Homophobic liberals
In Malawi, artists, especially poets—usually associated with progressivism and intellectualism—are the vanguard of a new homophobia.
Homophobia in Africa is conventionally explained with reference to two issues or to some combination of both. On one hand is the insistence that homosexuality is alien to African culture, a position that often comes with a patriarchal view on what proper gender relations should look like. On the other is the influence of Pentecostal and Evangelical pastors, some of whom have made it their business to condemn homosexuality as unChristian.
What if some recent expressions of homophobia arise from neither of these positions, but resemble, in their liberalism, the ideas and values advocated by progressive activists and intellectuals? What if, moreover, it is artists, especially poets, who are the vanguard of this new homophobia? Will their arguments be as easily dismissed by progressives as those based on cultural or religious bigotry?
Take Malawi’s new movement for vernacular spoken-word poetry, for example. For ten years now, youthful poets, writing mostly in Chichewa, have taken their verse to popular venues where musicians used to be the main attractions. Instead of publishing their work in print, they have also distributed poems through websites, social media, radio and CDs.
Fame has visited some of them who address issues of everyday concern, including the campaign for gay rights following Malawi’s well-publicized “first gay wedding” in 2009. Robert Chiwamba and Evelyn Pangani, two of the trailblazers in the vernacular poetry movement, wrote independently of each other poems sharply critical of the campaign.
At first sight, these poems carry unmistakeably homophobic messages, some of which the poets have lifted from the malice available on the internet. Dirt and filth are central themes, as in these lines in my literal rather than literary translation from Chichewa: “Men involved in homosexuality have to wear diapers / Some of the diapers they put into a suitcase when traveling, for feces will flow like a fountain.” The lines belong to Pangani’s poem entitled Ndalama za nyansi sitikuzifuna, (We don’t want dirty money). Chiwamba’s Takana mathanyula (We refuse homosexuality) also affirms that “everyone is saying that homosexuality disgusts them like the pig’s phlegm.”
As spoken-word verse goes, both poems are long, more than 70 lines each.
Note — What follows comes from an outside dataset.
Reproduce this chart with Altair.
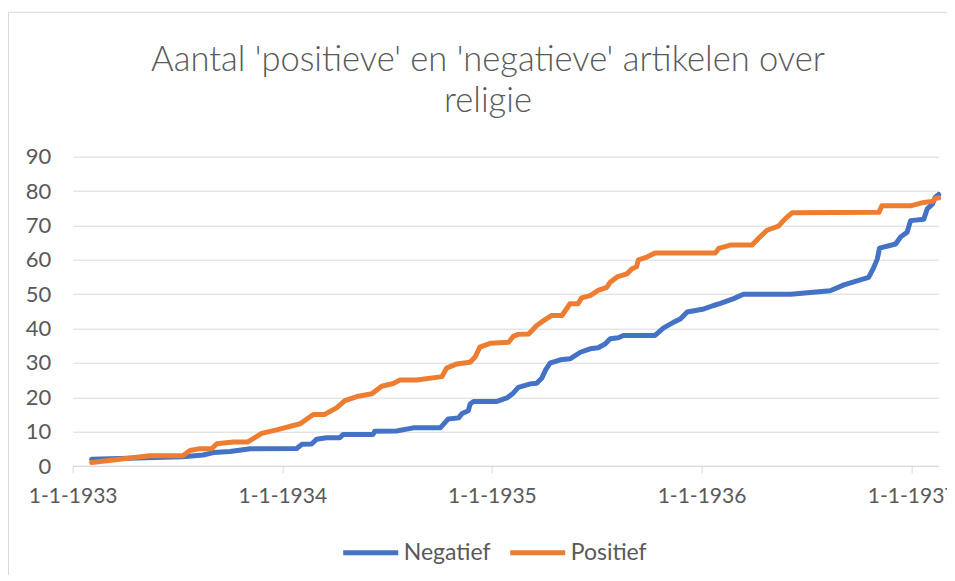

The bulk of the language addresses issues of free speech, human rights and democracy and not specifically homosexuality, so their nature as hate speech looks less obvious when other than these shockingly offensive lines are considered.
The pressing question for both poets is freedom. Far from being critical of Malawi’s new-found freedoms as such, they want to question the prerogative of foreign donors and Malawian activists to define what those freedoms are. Referring to Malawi’s constitutional changes in the early 1990s, both poets assert their right to voice what they claim to hear among the ordinary people.
Pangani writes that “in today’s Malawi the poor have something to say / As you said, democracy is government where the people do what they want.” Chiwamba elaborates:
Was is not you who came the other day to tell us
We should follow democracy
The rule of the majority?
Today the majority is speaking
It is saying that we refuse homosexuality.
Just as in classical liberal thinking free speech is valued because of the competing ideas and information it makes available, so too do these poets recognize the importance of public argument and deliberation. Debate is written into Chiwamba’s poem, such as when he counters the claim that heterosexual Malawians are by no means purified of unsavory transgressions:
When did you hear that we want our witchcraft to be regarded as freedom?
I am saying when was it you heard of us wanting our robberies and prostitution to be accepted as freedom?
When was it that you heard us wanting the freedom of speaking in swear words?
The legacies of being “unfree” are evoked in both poems to drive home their unflinching commitment to the idea of liberty. For Pangani, the current campaign for gay rights brings to mind European colonialism:
Time to refuse being forced to do things
Has now come
Despite difficulties we shall be able
To remove the handcuffs of being ruled by white people.
Particularly striking is the image of slavery as a preferred option in Chiwamba’s poem: “I swear, if homosexuality is freedom / All of us Malawians choose to return to slavery in Egypt.”
Both Pangani and Chiwamba are public figures in Malawi and they have written and performed verse to support campaigns against gender-based violence and the discrimination of albinos. Their love poems, moreover, have challenged misogyny in Malawi’s public culture. Both are known also for their sensual and egalitarian love poems. When contrasted with their obvious homophobia, these love poems reveal Pangani and Chiwamba as capable of imagining new possibilities in intimate relationships.
The paradox presented by homophobic liberals is a paradox common to all liberal polities. Various exclusionary ideas and practices have always accompanied the expansion of liberties. Chiwamba and Pangani are in no need of re-education on liberal values. Patronizing gestures must give way to a dialogue across the divides of contemporary liberalism.
Surely it would be convenient to continue explaining homophobia in Africa as cultural or religious bigotry. What these poets demand, in contrast, is to be taken seriously as liberals who are as committed to the idea of liberty as are those who have made its advancement their mission.